From Sanjoy Mahajan:

I've been expecting for a while to hear about the first student that MIT has killed with its jab mandate. Thus, when I read the recent letter copied below from MIT's president, I wondered:

Did Mason Weinstock die because of the jab? If so, did he take the jab because MIT forced him to? Will we ever be allowed to know?

It doesn't sound like a suicide. He was a star athlete and had just arrived at MIT. And it doesn't read like the letters from the president in the two cases (in 2014 and 2021) that I know were suicides.

Sanjoy



From: L. Rafael Reif office-of-the-president@mit.edu

Subject: Mason Weinstock (2003–2021)

Date: Mon, 13 Sep 2021 14:06:18 +0000

To the members of the MIT community,

With great sadness, I write to let you know that Mason Weinstock, a first-year undergraduate, died suddenly this weekend. He was not on campus at the time. As Mason’s family and friends absorb this extremely painful news, I hope we can offer them the loving support of our community.

Following the rhythms of his father’s military career, Mason spent his early years in Japan, Hawaii and California before his family settled in McLean, Virginia, just outside Washington, DC. In high school, he was an outstanding swimmer who excelled at the breaststroke. His family tells us he also had a huge heart. “Coach Mason” spent his summers joyfully teaching little kids to swim, and throughout the pandemic, he took extra time to help his younger brother manage the challenges of attending school remotely. 

When Mason wasn’t in the pool, he loved collecting baseball statistics, playing soccer and passionately following the premier league. Quietly brilliant, curious, analytical and introspective, he was eager to explore mechanical engineering at MIT.

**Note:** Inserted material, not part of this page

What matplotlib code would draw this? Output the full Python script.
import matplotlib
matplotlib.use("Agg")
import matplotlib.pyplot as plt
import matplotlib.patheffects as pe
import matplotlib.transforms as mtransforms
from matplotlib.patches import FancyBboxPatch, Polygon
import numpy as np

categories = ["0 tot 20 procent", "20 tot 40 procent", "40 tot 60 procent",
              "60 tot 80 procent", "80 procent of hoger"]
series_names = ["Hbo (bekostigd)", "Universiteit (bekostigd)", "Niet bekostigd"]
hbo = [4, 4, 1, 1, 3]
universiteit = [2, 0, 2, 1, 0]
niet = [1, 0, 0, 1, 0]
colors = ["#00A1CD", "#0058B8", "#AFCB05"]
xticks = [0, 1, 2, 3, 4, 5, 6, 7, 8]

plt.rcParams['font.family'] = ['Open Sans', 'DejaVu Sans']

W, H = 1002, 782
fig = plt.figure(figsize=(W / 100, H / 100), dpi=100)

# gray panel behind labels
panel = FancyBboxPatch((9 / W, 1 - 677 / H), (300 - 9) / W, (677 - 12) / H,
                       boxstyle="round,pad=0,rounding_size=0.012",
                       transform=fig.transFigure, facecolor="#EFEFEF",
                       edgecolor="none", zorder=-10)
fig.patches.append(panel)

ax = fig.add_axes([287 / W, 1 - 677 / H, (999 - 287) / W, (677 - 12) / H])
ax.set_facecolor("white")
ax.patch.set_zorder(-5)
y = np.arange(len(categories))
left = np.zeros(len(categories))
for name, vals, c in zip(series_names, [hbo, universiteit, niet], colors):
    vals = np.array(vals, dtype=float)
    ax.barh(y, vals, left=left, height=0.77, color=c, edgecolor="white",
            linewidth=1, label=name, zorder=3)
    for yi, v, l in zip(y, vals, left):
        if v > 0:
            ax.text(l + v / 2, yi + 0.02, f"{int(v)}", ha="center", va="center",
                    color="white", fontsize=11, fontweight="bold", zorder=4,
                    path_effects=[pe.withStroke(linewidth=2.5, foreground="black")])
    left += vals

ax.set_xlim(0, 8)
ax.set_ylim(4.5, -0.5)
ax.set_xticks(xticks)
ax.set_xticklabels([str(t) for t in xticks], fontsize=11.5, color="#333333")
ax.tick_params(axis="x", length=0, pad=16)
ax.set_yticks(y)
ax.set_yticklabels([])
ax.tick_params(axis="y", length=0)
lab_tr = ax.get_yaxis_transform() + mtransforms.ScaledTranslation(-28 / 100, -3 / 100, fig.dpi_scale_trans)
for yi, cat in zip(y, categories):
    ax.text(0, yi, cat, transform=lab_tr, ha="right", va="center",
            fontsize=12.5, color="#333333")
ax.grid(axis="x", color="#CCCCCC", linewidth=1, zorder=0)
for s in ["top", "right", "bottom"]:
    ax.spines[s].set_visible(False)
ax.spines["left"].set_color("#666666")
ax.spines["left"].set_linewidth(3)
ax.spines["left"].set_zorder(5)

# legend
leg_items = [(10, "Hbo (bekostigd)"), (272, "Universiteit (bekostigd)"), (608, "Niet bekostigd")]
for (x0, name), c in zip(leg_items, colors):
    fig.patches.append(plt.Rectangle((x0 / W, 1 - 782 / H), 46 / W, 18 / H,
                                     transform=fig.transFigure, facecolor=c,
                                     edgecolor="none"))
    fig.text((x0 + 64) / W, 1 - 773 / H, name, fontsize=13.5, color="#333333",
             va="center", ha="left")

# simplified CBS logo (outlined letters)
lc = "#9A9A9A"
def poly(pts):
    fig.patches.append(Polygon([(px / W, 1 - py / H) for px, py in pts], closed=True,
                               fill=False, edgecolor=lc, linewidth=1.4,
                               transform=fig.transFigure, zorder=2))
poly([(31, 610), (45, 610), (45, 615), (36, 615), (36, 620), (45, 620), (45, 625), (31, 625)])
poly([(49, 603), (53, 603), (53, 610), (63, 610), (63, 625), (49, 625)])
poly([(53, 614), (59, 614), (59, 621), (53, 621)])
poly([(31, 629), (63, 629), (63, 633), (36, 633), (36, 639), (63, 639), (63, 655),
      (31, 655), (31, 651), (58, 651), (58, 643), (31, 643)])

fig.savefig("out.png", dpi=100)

Mason lived in MacGregor. Chancellor Melissa Nobles and Vice Chancellor and Dean for Student Life Suzy Nelson and their teams are reaching out directly to support anyone on campus who knew him. If you are hurting in any way and could use guidance or a consoling conversation, please know that you are not alone, and you do not have to struggle alone. All of us need help from time to time – and there is no shame in asking.

Our new doingwell.mit.edu [https://doingwell.mit.edu] website makes it easy for undergraduates and graduate students to find the right support [https://doingwell.mit.edu/support/].  As always, staff, postdocs andfaculty can seek support through MyLife Services[https://hr.mit.edu/worklife/mylifeservices], and we also offer specialresources to help faculty and staff help their students [https://studentlife.mit.edu/support/faculty-staff].

Coming at the start of a new school year, and after so many months of pandemic uncertainty and separation, this news is unsettling and difficult for us all. Sometimes the greatest comfort we can find is in comforting each other: May we honor Mason’s huge heart by taking special care to check in with and listen to those around us, old friends and new.